▸ Dataset records:
□ □ □ □ □ □ □

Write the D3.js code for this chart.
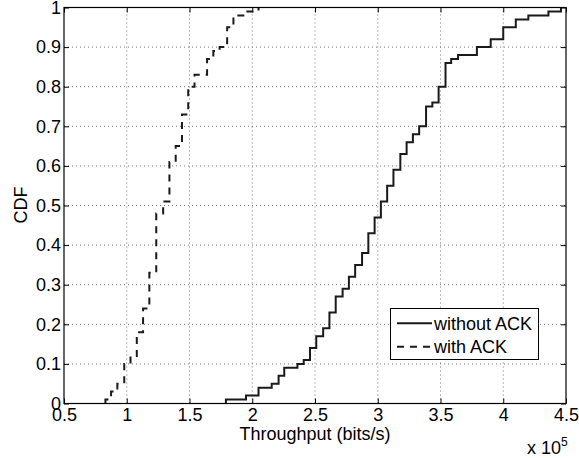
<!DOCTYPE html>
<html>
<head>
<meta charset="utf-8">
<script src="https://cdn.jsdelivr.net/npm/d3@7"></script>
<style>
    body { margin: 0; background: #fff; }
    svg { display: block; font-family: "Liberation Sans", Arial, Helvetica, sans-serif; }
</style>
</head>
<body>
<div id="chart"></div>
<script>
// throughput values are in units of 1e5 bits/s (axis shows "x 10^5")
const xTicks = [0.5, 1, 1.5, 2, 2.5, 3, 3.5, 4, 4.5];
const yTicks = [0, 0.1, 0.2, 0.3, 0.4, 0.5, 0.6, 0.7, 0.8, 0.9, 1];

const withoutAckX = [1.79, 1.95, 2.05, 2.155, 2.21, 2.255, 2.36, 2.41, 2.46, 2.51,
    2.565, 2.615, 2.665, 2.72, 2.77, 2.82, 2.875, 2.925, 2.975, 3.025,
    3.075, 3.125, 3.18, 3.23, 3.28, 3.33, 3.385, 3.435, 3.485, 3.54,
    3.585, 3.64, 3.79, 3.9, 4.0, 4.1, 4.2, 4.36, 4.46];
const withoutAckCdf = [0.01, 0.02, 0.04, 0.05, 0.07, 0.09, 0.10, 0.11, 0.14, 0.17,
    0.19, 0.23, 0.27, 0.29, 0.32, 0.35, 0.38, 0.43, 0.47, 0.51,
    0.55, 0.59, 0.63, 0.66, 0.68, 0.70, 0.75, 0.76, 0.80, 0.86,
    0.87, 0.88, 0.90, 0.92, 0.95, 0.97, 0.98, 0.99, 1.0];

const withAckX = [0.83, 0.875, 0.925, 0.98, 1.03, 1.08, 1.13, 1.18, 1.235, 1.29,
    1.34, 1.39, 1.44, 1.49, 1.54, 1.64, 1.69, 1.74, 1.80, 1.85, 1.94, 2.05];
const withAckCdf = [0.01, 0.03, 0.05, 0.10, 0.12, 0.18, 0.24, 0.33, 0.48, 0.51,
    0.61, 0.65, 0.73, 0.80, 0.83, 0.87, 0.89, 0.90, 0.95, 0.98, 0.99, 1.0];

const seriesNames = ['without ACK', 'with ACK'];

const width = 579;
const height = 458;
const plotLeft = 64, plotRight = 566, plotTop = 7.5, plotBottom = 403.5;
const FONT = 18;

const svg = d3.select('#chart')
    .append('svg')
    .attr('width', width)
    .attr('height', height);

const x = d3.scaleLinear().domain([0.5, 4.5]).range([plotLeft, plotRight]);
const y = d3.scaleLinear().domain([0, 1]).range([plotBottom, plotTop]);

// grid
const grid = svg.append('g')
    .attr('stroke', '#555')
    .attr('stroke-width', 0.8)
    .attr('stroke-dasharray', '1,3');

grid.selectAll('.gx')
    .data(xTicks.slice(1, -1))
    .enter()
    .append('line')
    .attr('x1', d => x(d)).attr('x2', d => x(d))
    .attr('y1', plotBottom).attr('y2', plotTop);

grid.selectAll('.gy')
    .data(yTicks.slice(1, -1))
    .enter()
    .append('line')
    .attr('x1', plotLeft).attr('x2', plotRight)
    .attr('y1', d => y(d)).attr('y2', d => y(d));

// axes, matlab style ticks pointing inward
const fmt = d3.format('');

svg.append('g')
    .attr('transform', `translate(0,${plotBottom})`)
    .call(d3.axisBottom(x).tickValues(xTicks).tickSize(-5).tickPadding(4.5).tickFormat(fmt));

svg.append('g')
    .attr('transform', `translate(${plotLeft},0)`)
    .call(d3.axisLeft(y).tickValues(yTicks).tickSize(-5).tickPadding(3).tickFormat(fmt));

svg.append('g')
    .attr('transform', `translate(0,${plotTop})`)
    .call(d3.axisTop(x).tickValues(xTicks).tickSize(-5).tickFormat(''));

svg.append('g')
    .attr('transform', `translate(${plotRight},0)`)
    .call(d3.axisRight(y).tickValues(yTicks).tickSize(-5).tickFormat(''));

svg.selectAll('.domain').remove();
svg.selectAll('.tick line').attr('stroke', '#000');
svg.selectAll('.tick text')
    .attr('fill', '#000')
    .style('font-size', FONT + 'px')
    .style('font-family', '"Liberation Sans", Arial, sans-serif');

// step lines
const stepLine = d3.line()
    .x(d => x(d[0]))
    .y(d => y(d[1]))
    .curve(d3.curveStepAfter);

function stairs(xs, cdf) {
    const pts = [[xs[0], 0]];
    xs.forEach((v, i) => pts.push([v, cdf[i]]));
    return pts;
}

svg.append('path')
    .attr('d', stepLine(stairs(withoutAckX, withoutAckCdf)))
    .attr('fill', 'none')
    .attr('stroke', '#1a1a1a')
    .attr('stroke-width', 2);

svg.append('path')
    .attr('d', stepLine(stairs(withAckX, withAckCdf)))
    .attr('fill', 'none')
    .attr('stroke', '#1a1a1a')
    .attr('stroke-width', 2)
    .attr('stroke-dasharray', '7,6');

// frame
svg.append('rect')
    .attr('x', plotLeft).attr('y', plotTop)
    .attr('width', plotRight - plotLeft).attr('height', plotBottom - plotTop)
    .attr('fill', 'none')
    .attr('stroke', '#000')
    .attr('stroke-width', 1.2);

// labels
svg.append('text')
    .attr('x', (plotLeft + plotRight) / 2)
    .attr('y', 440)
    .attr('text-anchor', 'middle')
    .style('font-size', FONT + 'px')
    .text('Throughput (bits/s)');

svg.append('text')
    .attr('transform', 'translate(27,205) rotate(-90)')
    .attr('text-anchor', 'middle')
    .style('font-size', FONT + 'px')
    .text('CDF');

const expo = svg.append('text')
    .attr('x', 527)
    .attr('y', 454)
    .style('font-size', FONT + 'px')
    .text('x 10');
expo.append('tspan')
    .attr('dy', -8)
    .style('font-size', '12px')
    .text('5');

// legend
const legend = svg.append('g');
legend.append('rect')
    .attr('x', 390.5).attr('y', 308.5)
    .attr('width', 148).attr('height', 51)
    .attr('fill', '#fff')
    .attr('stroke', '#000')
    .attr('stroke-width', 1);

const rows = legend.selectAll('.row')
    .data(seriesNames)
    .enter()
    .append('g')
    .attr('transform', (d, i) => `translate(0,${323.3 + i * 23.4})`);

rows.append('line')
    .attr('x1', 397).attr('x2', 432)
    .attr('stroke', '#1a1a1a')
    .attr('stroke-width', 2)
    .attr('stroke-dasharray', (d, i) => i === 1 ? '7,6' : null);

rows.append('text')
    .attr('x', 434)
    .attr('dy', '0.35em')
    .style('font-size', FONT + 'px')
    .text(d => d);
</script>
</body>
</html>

□ □ □ □ □ □ □

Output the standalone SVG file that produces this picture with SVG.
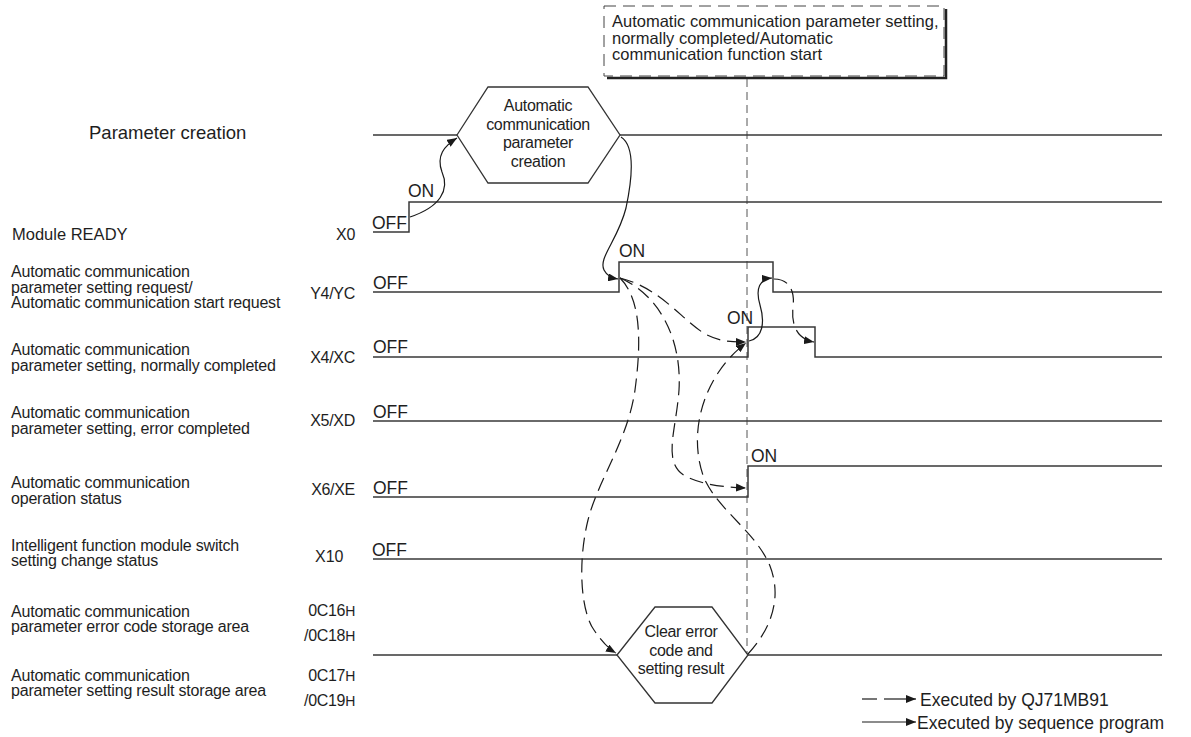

□ □ □ □ □ □ □

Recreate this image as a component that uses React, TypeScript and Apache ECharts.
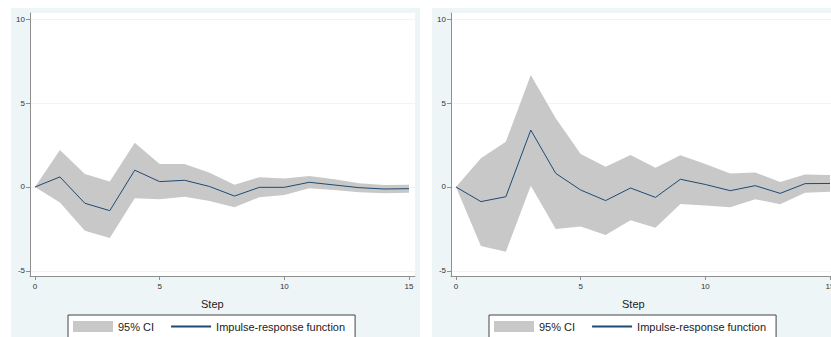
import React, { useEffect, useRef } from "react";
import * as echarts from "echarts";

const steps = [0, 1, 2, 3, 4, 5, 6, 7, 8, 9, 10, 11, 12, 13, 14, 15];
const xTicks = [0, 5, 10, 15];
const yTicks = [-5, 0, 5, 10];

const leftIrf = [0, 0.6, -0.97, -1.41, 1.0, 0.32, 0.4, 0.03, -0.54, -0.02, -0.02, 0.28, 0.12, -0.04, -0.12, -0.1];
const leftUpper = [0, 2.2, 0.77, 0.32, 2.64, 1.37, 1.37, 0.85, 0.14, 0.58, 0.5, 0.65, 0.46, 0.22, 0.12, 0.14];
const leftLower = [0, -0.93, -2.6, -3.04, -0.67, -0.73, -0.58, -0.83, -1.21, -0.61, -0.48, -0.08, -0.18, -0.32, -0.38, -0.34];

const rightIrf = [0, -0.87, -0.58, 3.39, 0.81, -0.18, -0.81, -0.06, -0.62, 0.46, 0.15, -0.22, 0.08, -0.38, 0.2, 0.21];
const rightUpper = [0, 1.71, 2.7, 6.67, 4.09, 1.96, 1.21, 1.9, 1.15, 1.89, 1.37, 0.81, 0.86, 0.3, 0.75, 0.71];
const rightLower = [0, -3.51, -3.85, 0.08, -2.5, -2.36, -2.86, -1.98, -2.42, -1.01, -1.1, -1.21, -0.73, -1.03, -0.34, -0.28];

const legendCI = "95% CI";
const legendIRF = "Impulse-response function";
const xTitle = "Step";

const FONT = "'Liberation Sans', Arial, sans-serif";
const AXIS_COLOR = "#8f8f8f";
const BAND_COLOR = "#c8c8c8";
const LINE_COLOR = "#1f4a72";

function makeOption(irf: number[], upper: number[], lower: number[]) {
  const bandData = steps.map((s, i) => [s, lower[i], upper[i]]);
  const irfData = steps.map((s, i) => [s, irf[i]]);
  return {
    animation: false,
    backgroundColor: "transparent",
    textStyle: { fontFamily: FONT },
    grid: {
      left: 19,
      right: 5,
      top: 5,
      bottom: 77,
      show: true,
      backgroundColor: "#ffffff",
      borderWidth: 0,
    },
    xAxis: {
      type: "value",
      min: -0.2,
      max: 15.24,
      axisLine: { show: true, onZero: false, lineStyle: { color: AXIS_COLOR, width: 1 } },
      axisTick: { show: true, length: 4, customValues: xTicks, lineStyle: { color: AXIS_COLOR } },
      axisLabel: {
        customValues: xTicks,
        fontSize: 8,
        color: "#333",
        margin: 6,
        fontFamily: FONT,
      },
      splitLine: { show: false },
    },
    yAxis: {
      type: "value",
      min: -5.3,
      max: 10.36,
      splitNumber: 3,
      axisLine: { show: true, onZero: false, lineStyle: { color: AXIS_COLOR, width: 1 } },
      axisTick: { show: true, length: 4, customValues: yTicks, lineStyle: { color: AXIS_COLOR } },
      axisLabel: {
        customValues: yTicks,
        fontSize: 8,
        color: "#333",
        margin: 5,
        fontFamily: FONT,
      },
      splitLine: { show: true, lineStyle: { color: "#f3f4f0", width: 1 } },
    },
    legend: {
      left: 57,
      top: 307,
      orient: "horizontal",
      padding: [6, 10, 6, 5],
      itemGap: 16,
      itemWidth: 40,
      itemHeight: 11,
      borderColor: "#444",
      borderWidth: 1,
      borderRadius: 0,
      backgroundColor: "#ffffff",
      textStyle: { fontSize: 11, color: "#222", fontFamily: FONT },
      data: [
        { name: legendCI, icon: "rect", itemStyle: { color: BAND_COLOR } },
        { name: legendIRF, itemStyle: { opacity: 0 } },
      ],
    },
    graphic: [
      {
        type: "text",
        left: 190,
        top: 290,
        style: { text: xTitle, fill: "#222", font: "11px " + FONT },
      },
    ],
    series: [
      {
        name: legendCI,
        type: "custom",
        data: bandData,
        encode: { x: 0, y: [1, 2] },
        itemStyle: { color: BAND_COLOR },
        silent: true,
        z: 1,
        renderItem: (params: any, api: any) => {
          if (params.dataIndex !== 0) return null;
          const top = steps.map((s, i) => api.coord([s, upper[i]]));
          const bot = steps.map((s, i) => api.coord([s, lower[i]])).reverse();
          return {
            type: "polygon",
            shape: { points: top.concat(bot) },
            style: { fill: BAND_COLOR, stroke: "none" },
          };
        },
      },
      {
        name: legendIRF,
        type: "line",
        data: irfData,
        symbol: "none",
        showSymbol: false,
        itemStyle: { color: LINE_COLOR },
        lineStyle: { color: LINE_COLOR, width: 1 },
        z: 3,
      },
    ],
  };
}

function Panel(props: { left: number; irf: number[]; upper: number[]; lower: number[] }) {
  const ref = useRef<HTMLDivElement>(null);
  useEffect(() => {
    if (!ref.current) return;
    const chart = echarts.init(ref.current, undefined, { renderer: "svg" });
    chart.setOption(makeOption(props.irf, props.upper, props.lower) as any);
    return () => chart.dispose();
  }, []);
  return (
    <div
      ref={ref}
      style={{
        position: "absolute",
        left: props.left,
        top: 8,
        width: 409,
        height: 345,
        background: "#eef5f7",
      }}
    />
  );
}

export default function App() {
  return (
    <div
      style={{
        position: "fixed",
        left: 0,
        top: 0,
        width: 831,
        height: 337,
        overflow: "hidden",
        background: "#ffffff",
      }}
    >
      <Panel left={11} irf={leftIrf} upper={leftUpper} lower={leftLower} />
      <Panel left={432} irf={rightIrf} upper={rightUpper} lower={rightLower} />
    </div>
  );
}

□ □ □ □ □ □ □

▸ Task to complete:
Keep to the stretch from the line containing "Write the D3.js code for this chart." through the line containing "0.87, 0.88, 0.90, 0.92, 0.95, 0.97, 0.98, 0.99, 1.0];", both ends included, and copy it exactly from the listing above, minus the pictures.

▸ Solution to this exercise:
Write the D3.js code for this chart.
<!DOCTYPE html>
<html>
<head>
<meta charset="utf-8">
<script src="https://cdn.jsdelivr.net/npm/d3@7"></script>
<style>
    body { margin: 0; background: #fff; }
    svg { display: block; font-family: "Liberation Sans", Arial, Helvetica, sans-serif; }
</style>
</head>
<body>
<div id="chart"></div>
<script>
// throughput values are in units of 1e5 bits/s (axis shows "x 10^5")
const xTicks = [0.5, 1, 1.5, 2, 2.5, 3, 3.5, 4, 4.5];
const yTicks = [0, 0.1, 0.2, 0.3, 0.4, 0.5, 0.6, 0.7, 0.8, 0.9, 1];

const withoutAckX = [1.79, 1.95, 2.05, 2.155, 2.21, 2.255, 2.36, 2.41, 2.46, 2.51,
    2.565, 2.615, 2.665, 2.72, 2.77, 2.82, 2.875, 2.925, 2.975, 3.025,
    3.075, 3.125, 3.18, 3.23, 3.28, 3.33, 3.385, 3.435, 3.485, 3.54,
    3.585, 3.64, 3.79, 3.9, 4.0, 4.1, 4.2, 4.36, 4.46];
const withoutAckCdf = [0.01, 0.02, 0.04, 0.05, 0.07, 0.09, 0.10, 0.11, 0.14, 0.17,
    0.19, 0.23, 0.27, 0.29, 0.32, 0.35, 0.38, 0.43, 0.47, 0.51,
    0.55, 0.59, 0.63, 0.66, 0.68, 0.70, 0.75, 0.76, 0.80, 0.86,
    0.87, 0.88, 0.90, 0.92, 0.95, 0.97, 0.98, 0.99, 1.0];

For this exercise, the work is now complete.